Follow a simple method each time you want to reference a synthesis. The steps keep your prose crisp and your citations clean.

Step 1: State The Role Of The Citation

Decide whether you are acknowledging a framing, summarizing a theme, or backing a specific data point. If it is framing or theme, a review fits. If it is a number or a test, reach for the originals.

Step 2: Check The Review’s Scope And Date

Scan its inclusion criteria, search dates, and field coverage. If its window is old, pair it with newer items so your overview stays current.

Step 3: Inspect The Trail

Open the references that feed the claim you plan to cite. Read at least the methods and results. This habit prevents accidental misquotes and keeps your synthesis tight.

Step 4: Phrase The Sentence To Match The Source Type

Signal synthesis with verbs like “surveys,” “maps,” or “summarizes.” Signal direct evidence with verbs like “reports,” “finds,” or “measures.” The cue helps readers parse the strength of a claim at a glance.

Step 5: Balance Your Reference List

A healthy list mixes a few field-defining surveys with a broad set of originals. Readers can then verify details and see that your conclusions rest on solid ground.

Common Pitfalls And How To Avoid Them

Over-Relying On One Big Survey

A single synthesis can be influential, but it can miss newer work, non-English outlets, or gray literature. Cross-check with database searches and set alerts for recent items.

Confusing A Review’s Claim With Primary Evidence

Don’t treat a summary sentence as if it were raw data. When your line needs numbers, cite the papers that generated them.

Copying A Review’s Inclusion Criteria Uncritically

Adopt criteria that match your question, not just what a prior team used. If your scope differs, explain the change so readers see the logic.
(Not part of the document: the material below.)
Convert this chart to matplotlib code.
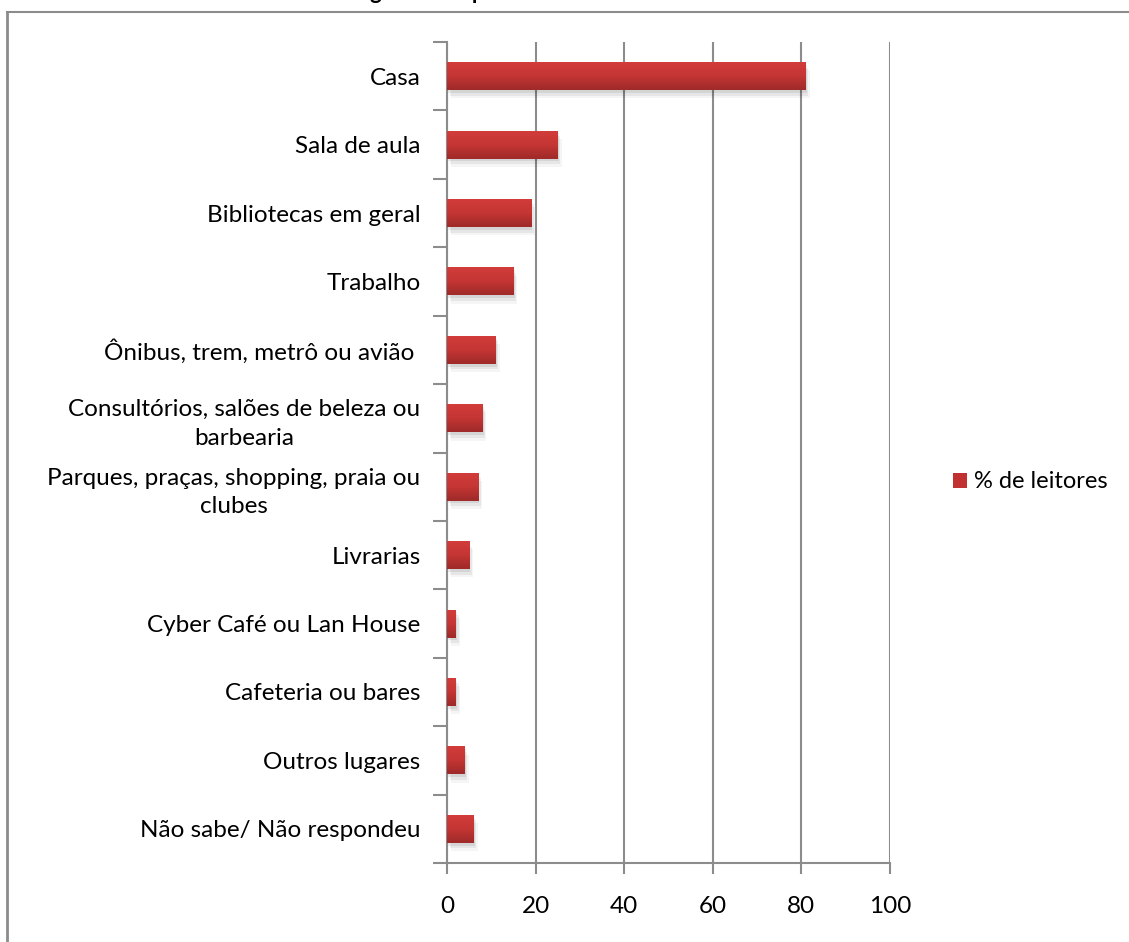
import numpy as np
import matplotlib.pyplot as plt
from matplotlib.lines import Line2D
from matplotlib.colors import LinearSegmentedColormap

plt.rcParams['font.family'] = ['Lato', 'DejaVu Sans']

lugares = [
    'Casa',
    'Sala de aula',
    'Bibliotecas em geral',
    'Trabalho',
    'Ônibus, trem, metrô ou avião ',
    'Consultórios, salões de beleza ou\nbarbearia',
    'Parques, praças, shopping, praia ou\nclubes',
    'Livrarias',
    'Cyber Café ou Lan House',
    'Cafeteria ou bares',
    'Outros lugares',
    'Não sabe/ Não respondeu',
]
leitores = [81, 25, 19, 15, 11, 8, 7, 5, 2, 2, 4, 6]
serie = '% de leitores'
titulo = 'Lugares em que costuma ler'

W, H = 1129, 942
fig = plt.figure(figsize=(W / 100, H / 100), dpi=100)
ax = fig.add_axes([447 / W, 1 - 863 / H, (890 - 447) / W, (863 - 42) / H])

grey = '#8c8c8c'
ypos = np.arange(len(lugares))[::-1]
h = 0.41

# soft shadow behind each bar
for k, a in [(0.3, 0.08), (0.6, 0.06), (0.9, 0.04)]:
    ax.barh(ypos - 0.04 * k / 0.3, leitores, height=h, left=k,
            color='#000000', alpha=a, zorder=2, linewidth=0)
bars = ax.barh(ypos, leitores, height=h, color='#c0312f', zorder=3,
               label=serie)

# vertical red gradient on the bars
cmap = LinearSegmentedColormap.from_list('red', ['#d33d3b', '#c53634', '#9e2a29'])
grad = np.linspace(0, 1, 64).reshape(-1, 1)
for b in bars:
    x0, y0 = b.get_x(), b.get_y()
    im = ax.imshow(grad, cmap=cmap, aspect='auto', zorder=4,
                   extent=(x0, x0 + b.get_width(), y0, y0 + b.get_height()),
                   origin='upper')
    im.set_clip_path(b)

ax.set_xlim(0, 100)
ax.set_ylim(-0.5, len(lugares) - 0.5)
ax.set_xticks(np.arange(0, 101, 20))
ax.set_yticks(ypos)
ax.set_yticklabels(lugares, fontsize=17.5, multialignment='center',
                   linespacing=1.45)
ax.set_yticks(np.arange(-0.5, len(lugares), 1), minor=True)

ax.tick_params(axis='y', which='major', length=0, pad=19)
ax.tick_params(axis='y', which='minor', length=10, width=1.5, color=grey)
ax.tick_params(axis='x', length=8, width=1.5, color=grey, labelsize=17.5, pad=16)

ax.grid(axis='x', color=grey, linewidth=1.5, zorder=1)
ax.set_axisbelow(True)
for s in ['top', 'right']:
    ax.spines[s].set_visible(False)
for s in ['left', 'bottom']:
    ax.spines[s].set_color(grey)
    ax.spines[s].set_linewidth(1.5)

leg = fig.legend(handles=[bars], labels=[serie], loc='center left',
                 bbox_to_anchor=(932 / W, 1 - 482 / H), frameon=False,
                 fontsize=17, handlelength=0.6, handleheight=0.6,
                 handletextpad=0.3)

# chart frame
fig.add_artist(Line2D([7 / W, 1], [1 - 12 / H, 1 - 12 / H], color=grey, lw=1.5))
fig.add_artist(Line2D([7 / W, 7 / W], [0, 1 - 12 / H], color=grey, lw=2))

fig.text(382 / W - 0.032, 1 + 1 / H, titulo, fontsize=16, fontweight='bold',
         ha='left', va='baseline')

fig.savefig('out.png', dpi=100)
Quality Signals Reviewers Look For

Editors and instructors reward clear sourcing. Two signals carry weight: transparent selection and accurate attribution. Tell readers how you searched, what you included, and how you assessed quality. Attribute ideas to the earliest accessible source and mark when you rely on a secondhand quote.

Transparent Selection

State databases, date ranges, and keywords. If you use a flow diagram or a table for screening numbers, place it near your methods. Many fields expect a count of screened, included, and excluded items, with reasons.

Accurate Attribution

When a review shapes your map, credit it. When a specific result matters, show readers the trail to the item that produced that result. Keep both kinds of sources in view.

Style-By-Style Pointers

Each style handles review articles neatly. The patterns below keep you from overexplaining while keeping the path clear.
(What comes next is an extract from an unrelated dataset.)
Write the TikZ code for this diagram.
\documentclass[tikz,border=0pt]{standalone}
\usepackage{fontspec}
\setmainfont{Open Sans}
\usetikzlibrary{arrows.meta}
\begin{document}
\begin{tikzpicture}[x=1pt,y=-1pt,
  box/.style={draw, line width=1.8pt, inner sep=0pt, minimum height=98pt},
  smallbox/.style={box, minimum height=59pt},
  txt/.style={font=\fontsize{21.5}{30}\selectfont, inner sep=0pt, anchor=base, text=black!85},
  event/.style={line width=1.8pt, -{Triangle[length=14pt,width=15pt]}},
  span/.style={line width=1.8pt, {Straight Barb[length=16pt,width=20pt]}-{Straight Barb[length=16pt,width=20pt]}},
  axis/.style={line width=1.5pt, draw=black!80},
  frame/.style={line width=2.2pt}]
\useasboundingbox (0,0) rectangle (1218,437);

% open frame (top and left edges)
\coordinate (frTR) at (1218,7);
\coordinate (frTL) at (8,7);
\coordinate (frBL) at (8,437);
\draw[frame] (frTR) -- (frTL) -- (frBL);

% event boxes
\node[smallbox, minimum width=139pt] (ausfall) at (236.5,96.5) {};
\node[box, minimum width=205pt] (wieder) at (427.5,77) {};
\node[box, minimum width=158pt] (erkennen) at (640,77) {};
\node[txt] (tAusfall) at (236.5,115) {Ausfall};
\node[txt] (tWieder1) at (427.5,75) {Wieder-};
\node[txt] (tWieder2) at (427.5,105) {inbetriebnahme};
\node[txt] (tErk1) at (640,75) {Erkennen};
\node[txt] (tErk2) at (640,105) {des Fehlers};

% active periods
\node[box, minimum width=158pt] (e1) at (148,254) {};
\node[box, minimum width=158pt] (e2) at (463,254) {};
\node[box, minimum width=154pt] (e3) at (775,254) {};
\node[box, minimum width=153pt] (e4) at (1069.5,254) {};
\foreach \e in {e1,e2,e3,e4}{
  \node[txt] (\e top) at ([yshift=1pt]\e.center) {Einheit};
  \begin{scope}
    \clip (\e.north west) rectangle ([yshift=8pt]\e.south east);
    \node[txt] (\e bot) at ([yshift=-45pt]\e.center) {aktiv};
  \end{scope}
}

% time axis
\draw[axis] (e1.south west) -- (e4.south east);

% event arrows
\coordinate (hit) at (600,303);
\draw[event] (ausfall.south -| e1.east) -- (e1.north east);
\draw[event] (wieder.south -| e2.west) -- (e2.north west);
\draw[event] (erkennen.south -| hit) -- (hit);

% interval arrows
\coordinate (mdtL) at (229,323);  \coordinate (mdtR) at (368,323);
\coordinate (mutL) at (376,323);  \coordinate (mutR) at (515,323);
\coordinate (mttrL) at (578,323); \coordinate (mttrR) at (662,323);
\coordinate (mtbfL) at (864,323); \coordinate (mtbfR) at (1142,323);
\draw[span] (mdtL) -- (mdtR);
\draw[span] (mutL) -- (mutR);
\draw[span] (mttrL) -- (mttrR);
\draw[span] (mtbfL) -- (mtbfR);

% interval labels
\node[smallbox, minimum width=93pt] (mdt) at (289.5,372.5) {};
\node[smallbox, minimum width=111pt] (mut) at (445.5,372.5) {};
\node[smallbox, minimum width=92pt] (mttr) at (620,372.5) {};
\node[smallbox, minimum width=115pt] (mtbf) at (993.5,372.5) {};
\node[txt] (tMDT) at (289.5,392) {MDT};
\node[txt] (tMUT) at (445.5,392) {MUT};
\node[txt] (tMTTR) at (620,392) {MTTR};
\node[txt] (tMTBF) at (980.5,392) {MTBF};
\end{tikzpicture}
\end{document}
Style In-Text Pattern Reference List Pattern
APA (Author, Year) for the review; use “as cited in” only when the original cannot be obtained Author. (Year). Title of review. Journal, volume(issue), pages. DOI
MLA Author last name page, or author only for a paraphrase; mark “qtd. in” for indirect use Author. “Title of Review.” Journal, vol., no., year, pages. DOI/URL
Chicago Author Year, page (notes-bibliography uses footnotes) Author. “Title of Review.” Journal volume, no. (Year): pages. DOI

Practical Sentences You Can Reuse

To Acknowledge A Field Survey

“For background on recurring models and measures, see the broad survey by Author (Year).”
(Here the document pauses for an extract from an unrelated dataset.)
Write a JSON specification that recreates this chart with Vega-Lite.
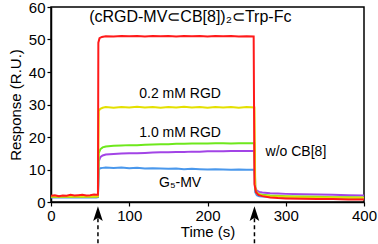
{
  "$schema": "https://vega.github.io/schema/vega-lite/v6.json",
  "autosize": {"type": "none"},
  "width": 313,
  "height": 195,
  "padding": {"left": 51, "top": 7, "right": 14, "bottom": 42},
  "background": "white",
  "config": {
    "view": {"stroke": "black", "strokeWidth": 1.5},
    "font": "Liberation Sans",
    "axis": {
      "grid": false,
      "domainColor": "black",
      "domainWidth": 1.5,
      "tickColor": "black",
      "tickSize": 4,
      "tickWidth": 1.2,
      "labelColor": "black",
      "labelFontSize": 15,
      "labelFont": "Liberation Sans",
      "labelFlush": false,
      "labelOverlap": false,
      "titleFont": "Liberation Sans",
      "titleFontSize": 14,
      "titleFontWeight": "normal",
      "titleColor": "black"
    }
  },
  "datasets": {
    "curves": [
      {"t": 0, "v": 1.4, "s": "blue"}, {"t": 58, "v": 1.4, "s": "blue"}, {"t": 60, "v": 1.5, "s": "blue"},
      {"t": 61, "v": 10.0, "s": "blue"}, {"t": 63, "v": 10.4, "s": "blue"}, {"t": 66, "v": 10.5, "s": "blue"},
      {"t": 70, "v": 10.6, "s": "blue"}, {"t": 80, "v": 10.5, "s": "blue"}, {"t": 90, "v": 10.6, "s": "blue"},
      {"t": 100, "v": 10.4, "s": "blue"}, {"t": 110, "v": 10.5, "s": "blue"}, {"t": 120, "v": 10.3, "s": "blue"},
      {"t": 130, "v": 10.4, "s": "blue"}, {"t": 140, "v": 10.3, "s": "blue"}, {"t": 150, "v": 10.2, "s": "blue"},
      {"t": 160, "v": 10.3, "s": "blue"}, {"t": 170, "v": 10.1, "s": "blue"}, {"t": 180, "v": 10.2, "s": "blue"},
      {"t": 190, "v": 10.1, "s": "blue"}, {"t": 200, "v": 10.0, "s": "blue"}, {"t": 210, "v": 10.1, "s": "blue"},
      {"t": 220, "v": 10.0, "s": "blue"}, {"t": 230, "v": 9.9, "s": "blue"}, {"t": 240, "v": 10.0, "s": "blue"},
      {"t": 250, "v": 9.9, "s": "blue"}, {"t": 260, "v": 9.9, "s": "blue"},
      {"t": 261, "v": 3.0, "s": "blue"}, {"t": 263, "v": 2.1, "s": "blue"}, {"t": 266, "v": 1.8, "s": "blue"},
      {"t": 270, "v": 1.7, "s": "blue"}, {"t": 280, "v": 1.6, "s": "blue"}, {"t": 300, "v": 1.5, "s": "blue"},
      {"t": 320, "v": 1.4, "s": "blue"}, {"t": 340, "v": 1.4, "s": "blue"}, {"t": 360, "v": 1.3, "s": "blue"},
      {"t": 380, "v": 1.3, "s": "blue"}, {"t": 400, "v": 1.2, "s": "blue"},

      {"t": 0, "v": 1.6, "s": "purple"}, {"t": 58, "v": 1.6, "s": "purple"}, {"t": 60, "v": 1.7, "s": "purple"},
      {"t": 61, "v": 12.5, "s": "purple"}, {"t": 63, "v": 13.8, "s": "purple"}, {"t": 66, "v": 14.3, "s": "purple"},
      {"t": 70, "v": 14.6, "s": "purple"}, {"t": 80, "v": 14.8, "s": "purple"}, {"t": 90, "v": 14.9, "s": "purple"},
      {"t": 100, "v": 15.0, "s": "purple"}, {"t": 110, "v": 15.0, "s": "purple"}, {"t": 120, "v": 15.1, "s": "purple"},
      {"t": 130, "v": 15.2, "s": "purple"}, {"t": 140, "v": 15.3, "s": "purple"}, {"t": 150, "v": 15.3, "s": "purple"},
      {"t": 160, "v": 15.4, "s": "purple"}, {"t": 170, "v": 15.4, "s": "purple"}, {"t": 180, "v": 15.5, "s": "purple"},
      {"t": 190, "v": 15.5, "s": "purple"}, {"t": 200, "v": 15.6, "s": "purple"}, {"t": 210, "v": 15.6, "s": "purple"},
      {"t": 220, "v": 15.6, "s": "purple"}, {"t": 230, "v": 15.7, "s": "purple"}, {"t": 240, "v": 15.7, "s": "purple"},
      {"t": 250, "v": 15.7, "s": "purple"}, {"t": 260, "v": 15.7, "s": "purple"},
      {"t": 261, "v": 4.5, "s": "purple"}, {"t": 263, "v": 3.5, "s": "purple"}, {"t": 266, "v": 3.1, "s": "purple"},
      {"t": 270, "v": 2.9, "s": "purple"}, {"t": 280, "v": 2.7, "s": "purple"}, {"t": 290, "v": 2.6, "s": "purple"},
      {"t": 300, "v": 2.5, "s": "purple"}, {"t": 320, "v": 2.4, "s": "purple"}, {"t": 340, "v": 2.3, "s": "purple"},
      {"t": 360, "v": 2.2, "s": "purple"}, {"t": 380, "v": 2.1, "s": "purple"}, {"t": 400, "v": 2.0, "s": "purple"},

      {"t": 0, "v": 1.6, "s": "green"}, {"t": 58, "v": 1.6, "s": "green"}, {"t": 60, "v": 1.7, "s": "green"},
      {"t": 61, "v": 15.0, "s": "green"}, {"t": 63, "v": 16.2, "s": "green"}, {"t": 66, "v": 16.8, "s": "green"},
      {"t": 70, "v": 17.1, "s": "green"}, {"t": 80, "v": 17.3, "s": "green"}, {"t": 90, "v": 17.4, "s": "green"},
      {"t": 100, "v": 17.5, "s": "green"}, {"t": 110, "v": 17.5, "s": "green"}, {"t": 120, "v": 17.6, "s": "green"},
      {"t": 130, "v": 17.7, "s": "green"}, {"t": 140, "v": 17.8, "s": "green"}, {"t": 150, "v": 17.8, "s": "green"},
      {"t": 160, "v": 17.9, "s": "green"}, {"t": 170, "v": 17.9, "s": "green"}, {"t": 180, "v": 18.0, "s": "green"},
      {"t": 190, "v": 18.0, "s": "green"}, {"t": 200, "v": 18.0, "s": "green"}, {"t": 210, "v": 18.1, "s": "green"},
      {"t": 220, "v": 18.1, "s": "green"}, {"t": 230, "v": 18.0, "s": "green"}, {"t": 240, "v": 18.1, "s": "green"},
      {"t": 250, "v": 18.1, "s": "green"}, {"t": 260, "v": 18.1, "s": "green"},
      {"t": 261, "v": 4.0, "s": "green"}, {"t": 263, "v": 2.8, "s": "green"}, {"t": 266, "v": 2.4, "s": "green"},
      {"t": 270, "v": 2.2, "s": "green"}, {"t": 280, "v": 2.0, "s": "green"}, {"t": 300, "v": 1.8, "s": "green"},
      {"t": 320, "v": 1.7, "s": "green"}, {"t": 340, "v": 1.6, "s": "green"}, {"t": 360, "v": 1.5, "s": "green"},
      {"t": 380, "v": 1.5, "s": "green"}, {"t": 400, "v": 1.4, "s": "green"},

      {"t": 0, "v": 1.7, "s": "yellow"}, {"t": 58, "v": 1.7, "s": "yellow"}, {"t": 60, "v": 1.8, "s": "yellow"},
      {"t": 61, "v": 28.0, "s": "yellow"}, {"t": 63, "v": 28.7, "s": "yellow"}, {"t": 66, "v": 29.0, "s": "yellow"},
      {"t": 70, "v": 29.2, "s": "yellow"}, {"t": 80, "v": 29.0, "s": "yellow"}, {"t": 90, "v": 29.2, "s": "yellow"},
      {"t": 100, "v": 29.1, "s": "yellow"}, {"t": 110, "v": 29.3, "s": "yellow"}, {"t": 120, "v": 29.1, "s": "yellow"},
      {"t": 130, "v": 29.2, "s": "yellow"}, {"t": 140, "v": 29.0, "s": "yellow"}, {"t": 150, "v": 29.2, "s": "yellow"},
      {"t": 160, "v": 29.1, "s": "yellow"}, {"t": 170, "v": 29.3, "s": "yellow"}, {"t": 180, "v": 29.1, "s": "yellow"},
      {"t": 190, "v": 29.2, "s": "yellow"}, {"t": 200, "v": 29.0, "s": "yellow"}, {"t": 210, "v": 29.2, "s": "yellow"},
      {"t": 220, "v": 29.1, "s": "yellow"}, {"t": 230, "v": 29.2, "s": "yellow"}, {"t": 240, "v": 29.0, "s": "yellow"},
      {"t": 250, "v": 29.2, "s": "yellow"}, {"t": 260, "v": 29.1, "s": "yellow"},
      {"t": 261, "v": 4.5, "s": "yellow"}, {"t": 263, "v": 2.8, "s": "yellow"}, {"t": 266, "v": 2.3, "s": "yellow"},
      {"t": 270, "v": 2.0, "s": "yellow"}, {"t": 280, "v": 1.8, "s": "yellow"}, {"t": 300, "v": 1.6, "s": "yellow"},
      {"t": 320, "v": 1.5, "s": "yellow"}, {"t": 340, "v": 1.4, "s": "yellow"}, {"t": 360, "v": 1.4, "s": "yellow"},
      {"t": 380, "v": 1.3, "s": "yellow"}, {"t": 400, "v": 1.3, "s": "yellow"},

      {"t": 0, "v": 1.9, "s": "red"}, {"t": 5, "v": 2.1, "s": "red"}, {"t": 10, "v": 1.8, "s": "red"},
      {"t": 15, "v": 2.0, "s": "red"}, {"t": 20, "v": 1.9, "s": "red"}, {"t": 25, "v": 2.2, "s": "red"},
      {"t": 30, "v": 2.0, "s": "red"}, {"t": 35, "v": 2.1, "s": "red"}, {"t": 40, "v": 2.2, "s": "red"},
      {"t": 45, "v": 2.0, "s": "red"}, {"t": 50, "v": 2.1, "s": "red"}, {"t": 55, "v": 2.3, "s": "red"},
      {"t": 58, "v": 2.2, "s": "red"}, {"t": 60, "v": 2.2, "s": "red"},
      {"t": 60.5, "v": 49.0, "s": "red"}, {"t": 62, "v": 50.4, "s": "red"}, {"t": 65, "v": 50.8, "s": "red"},
      {"t": 70, "v": 51.0, "s": "red"}, {"t": 80, "v": 50.9, "s": "red"}, {"t": 90, "v": 51.1, "s": "red"},
      {"t": 100, "v": 51.0, "s": "red"}, {"t": 110, "v": 51.1, "s": "red"}, {"t": 120, "v": 50.9, "s": "red"},
      {"t": 130, "v": 51.1, "s": "red"}, {"t": 140, "v": 51.0, "s": "red"}, {"t": 150, "v": 51.1, "s": "red"},
      {"t": 160, "v": 50.9, "s": "red"}, {"t": 170, "v": 51.1, "s": "red"}, {"t": 180, "v": 51.0, "s": "red"},
      {"t": 190, "v": 51.1, "s": "red"}, {"t": 200, "v": 50.9, "s": "red"}, {"t": 210, "v": 51.1, "s": "red"},
      {"t": 220, "v": 51.0, "s": "red"}, {"t": 230, "v": 51.1, "s": "red"}, {"t": 240, "v": 50.9, "s": "red"},
      {"t": 250, "v": 51.0, "s": "red"}, {"t": 259, "v": 50.9, "s": "red"},
      {"t": 260, "v": 5.5, "s": "red"}, {"t": 262, "v": 3.0, "s": "red"}, {"t": 265, "v": 2.2, "s": "red"},
      {"t": 270, "v": 1.8, "s": "red"}, {"t": 280, "v": 1.4, "s": "red"}, {"t": 290, "v": 1.2, "s": "red"},
      {"t": 300, "v": 1.1, "s": "red"}, {"t": 320, "v": 1.0, "s": "red"}, {"t": 340, "v": 0.9, "s": "red"},
      {"t": 360, "v": 0.9, "s": "red"}, {"t": 380, "v": 0.8, "s": "red"}, {"t": 400, "v": 0.8, "s": "red"}
    ],
    "labels": [
      {"t": 178, "v": 56.8, "label": "(cRGD-MV⊂CB[8])₂⊂Trp-Fc", "fs": 16},
      {"t": 165, "v": 33.2, "label": "0.2 mM RGD", "fs": 14},
      {"t": 165, "v": 21.2, "label": "1.0 mM RGD", "fs": 14},
      {"t": 165, "v": 6.0, "label": "G₅-MV", "fs": 14},
      {"t": 313, "v": 15.4, "label": "w/o CB[8]", "fs": 14}
    ],
    "shafts": [
      {"t": 60, "v": -5.0, "v2": -13.5},
      {"t": 260, "v": -5.0, "v2": -13.5}
    ],
    "heads": [
      {"t": 60, "v": -3.6},
      {"t": 260, "v": -3.6}
    ]
  },
  "encoding": {
    "x": {"field": "t", "type": "quantitative",
          "scale": {"domain": [0, 400], "nice": false},
          "axis": {"values": [0, 100, 200, 300, 400], "title": "Time (s)", "titleFontSize": 15, "titlePadding": 1, "labelPadding": 2, "labelOverlap": false}},
    "y": {"field": "v", "type": "quantitative",
          "scale": {"domain": [0, 60], "nice": false},
          "axis": {"values": [0, 10, 20, 30, 40, 50, 60], "title": "Response (R.U.)", "titleFontSize": 15, "titlePadding": 5, "labelPadding": 2, "labelOverlap": false}}
  },
  "layer": [
    {
      "data": {"name": "curves"},
      "mark": {"type": "line", "strokeWidth": 2, "clip": true},
      "encoding": {
        "color": {"field": "s", "type": "nominal", "legend": null,
                  "scale": {"domain": ["blue", "purple", "green", "yellow", "red"],
                            "range": ["#4a98ec", "#a244e6", "#6ee81c", "#e4e000", "#ff1a1a"]}}
      }
    },
    {
      "data": {"name": "labels"},
      "mark": {"type": "text", "font": "Liberation Sans", "color": "black", "align": "center", "baseline": "middle"},
      "encoding": {
        "text": {"field": "label"},
        "size": {"field": "fs", "type": "quantitative", "scale": null}
      }
    },
    {
      "data": {"name": "shafts"},
      "mark": {"type": "rule", "strokeDash": [4, 3], "strokeWidth": 1.5, "color": "black", "clip": false},
      "encoding": {
        "y2": {"field": "v2"}
      }
    },
    {
      "data": {"name": "heads"},
      "mark": {"type": "point", "shape": "M0,-1L0.65,1L0,0.55L-0.65,1Z", "size": 220, "filled": true, "color": "black", "opacity": 1, "clip": false},
      "encoding": {}
    }
  ]
}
To Pair A Survey With Originals

“A recent survey maps three design families; the trials by Author1 (Year) and Author2 (Year) provide the core results behind that map.”

To Flag Indirect Use

“We cite Author (Year) as relayed in Review Author (Year) because the original is unavailable in English.”

Checklist Before You Cite A Review Paper

Use this quick pass to keep your sourcing tight and reader-friendly.

Scope Match

Does the review’s question match your question closely enough to justify a pointer?

Date Window

Is the search window current for your field’s pace?

Evidence Trail

Have you opened the pivotal originals behind the claim you plan to cite?

Balance

Does your paragraph still blend surveys with enough primary items to support each claim?

Takeaways

You can cite a review piece to map a topic, credit a taxonomy, or summarize methods. When you assert results, point to the originals. Style guides back this balance, and reporting checklists reward it. Follow that pattern and your review reads clean, fair, and easy to trust.